Yes, it is really quite fascinating that the German ultraright that wants to cleanse the Motherland of Untermenschen is so gung-ho "anti-imperialist". Btw, it is not the first time in history that such bizarre red-brown alliances took place:

The German party was then thrown into a new crisis over the Treaty of Rapallo, a peace agreement between Germany and the Soviet Union concluded at the end of April in 1922. This treaty raised the same sort of contradictions as the Ribbentrop-Molotov pact of 1939. How could Communists call for the overthrow of a regime that the Russian party had just pledged to maintain peaceful relations with? Stalin resolved this contradiction in a straightforward manner. He declared that anti-fascist agitation should immediately stop. The Communist Parties of 1922 had not become degenerated and still tried to maintain a revolutionary outlook, no matter the difficulties.

Karl Radek did not help matters unfortunately. He interpreted the Treaty of Rapallo as a go-ahead to support the German bourgeoisie against the dominant European capitalisms, especially France. Germany was forced to sign a punitive reparations agreement after WWI and was not able to satisfy the Entente powers. France then marched into the Ruhr in order to seize control of the mines and steel mills. The German capitalist class screamed bloody murder and proto-fascist armed detachments marched into the Ruhr to confront the French troops.

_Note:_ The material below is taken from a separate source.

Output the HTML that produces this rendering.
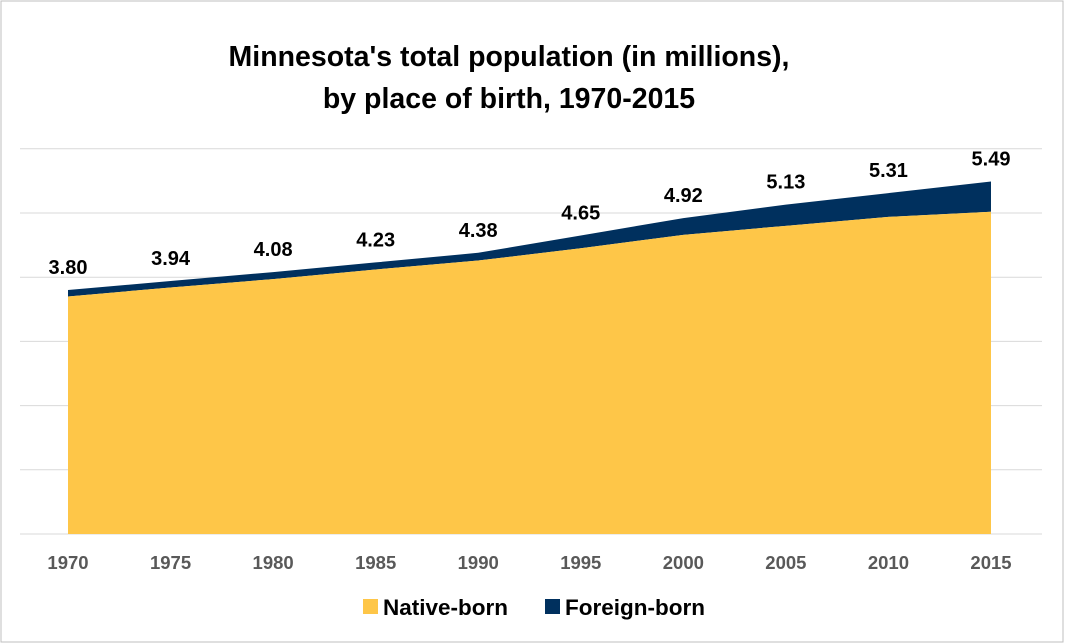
<!DOCTYPE html>
<html><head><meta charset="utf-8"><style>
body{margin:0;background:#fff;}
svg{display:block;font-family:"Liberation Sans",Arial,sans-serif;}
</style></head><body>
<svg id="chart" width="1065" height="644">
<rect x="1" y="1" width="1062" height="641" fill="#fff" stroke="#bfbfbf" stroke-width="1"/>
<text x="509" y="66" text-anchor="middle" font-size="28.5" font-weight="bold" fill="#000">Minnesota's total population (in millions),</text>
<text x="509" y="108" text-anchor="middle" font-size="28.5" font-weight="bold" fill="#000">by place of birth, 1970-2015</text>
<g id="grid"></g><g id="areas"></g><g id="labels"></g><g id="xaxis"></g>
<g>
<rect x="363" y="599" width="15" height="15" fill="#FEC648"/>
<text x="383" y="615" font-size="22.5" font-weight="bold" fill="#000">Native-born</text>
<rect x="545" y="599" width="15" height="15" fill="#00305E"/>
<text x="565" y="615" font-size="22.5" font-weight="bold" fill="#000">Foreign-born</text>
</g>
</svg>
<script>
const years=["1970","1975","1980","1985","1990","1995","2000","2005","2010","2015"];
const native=[3.70,3.84,3.97,4.12,4.26,4.45,4.66,4.80,4.94,5.02];
const total=[3.80,3.94,4.08,4.23,4.38,4.65,4.92,5.13,5.31,5.49];
const totalLabels=["3.80","3.94","4.08","4.23","4.38","4.65","4.92","5.13","5.31","5.49"];
const gridVals=[1,2,3,4,5,6];
const NS="http://www.w3.org/2000/svg";
const x0=68,x1=991,yBase=534,ppu=64.2;
const xs=i=>x0+(x1-x0)*i/(years.length-1);
const ys=v=>yBase-v*ppu;
function mk(tag,attrs,parent){const e=document.createElementNS(NS,tag);for(const k in attrs)e.setAttribute(k,attrs[k]);parent.appendChild(e);return e;}
const grid=document.getElementById('grid');
gridVals.forEach(v=>{const l=mk('line',{x1:20,x2:1042,y1:ys(v),y2:ys(v),stroke:'#d9d9d9','stroke-width':1},grid);

});
const ax=mk('line',{x1:20,x2:1042,y1:yBase,y2:yBase,stroke:'#d9d9d9','stroke-width':1},grid);


const areas=document.getElementById('areas');
let pf=years.map((y,i)=>xs(i)+','+ys(total[i])).join(' ')+' '+years.map((y,i)=>xs(i)+','+ys(native[i])).reverse().join(' ');
const fa=mk('polygon',{points:pf,fill:'#00305E'},areas);


let pn=years.map((y,i)=>xs(i)+','+ys(native[i])).join(' ')+` ${xs(years.length-1)},${yBase} ${xs(0)},${yBase}`;
const na=mk('polygon',{points:pn,fill:'#FEC648'},areas);


const lab=document.getElementById('labels'),xa=document.getElementById('xaxis');
years.forEach((y,i)=>{
 const t=mk('text',{x:xs(i),y:ys(total[i])-16,'text-anchor':'middle','font-size':20,'font-weight':'bold',fill:'#000'},lab);
 t.textContent=totalLabels[i];
 
 
 const a=mk('text',{x:xs(i),y:569,'text-anchor':'middle','font-size':18.5,'font-weight':'bold',fill:'#595959'},xa);
 a.textContent=y;
 
 
});
</script>
</body></html>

Radek interpreted these German right-wing counter-measures as a sign of progressive nationalism and argued that a bloc of all classes was necessary to confront Anglo-French imperialism. At the height of the anti-French armed struggle in the Ruhr, the German Communist Party took Radek's cue and began to issue feelers to the right-wing nationalists.

On June 20, 1922 Radek went completely overboard and made a speech proposing a de facto alliance between the Communists and the Fascists. This, needless to say, was in his capacity as official Comintern representative to the German party. It was at a time when Trotsky was still in good graces in the Soviet Union. Nobody seemed to raise an eyebrow when Radek urged that the Communists commemorate the death of Albert Schlageter, a freecorps figher who died in the Ruhr and was regarded as a martyr of the right-wing, a German Timothy McVeigh so to speak. Radek's stated that "...we believe that the great majority of nationalist minded masses belong not to the camp of the capitalists but to the camp of the Workers."

Radek's lunacy struck a chord with the German Communist ultraleftists who went even further in their enthusiasm for the right-wing fighters. Ruth Fischer gave a speech at a gathering of right-wing students where she echoed fascist themes:

"Whoever cries out against Jewish capital...is already a fighter for his class, even though he may not know it. You are against the stock market jobbers. Fine. Trample the Jewish capitalists down, hang them from the lampposts...But...how do you feel about the big capitalists, the Stinnes, Klockner?...Only in alliance with Russia, Gentlemen of the "folkish" side, can the German people expel French capitalism from the Ruhr region."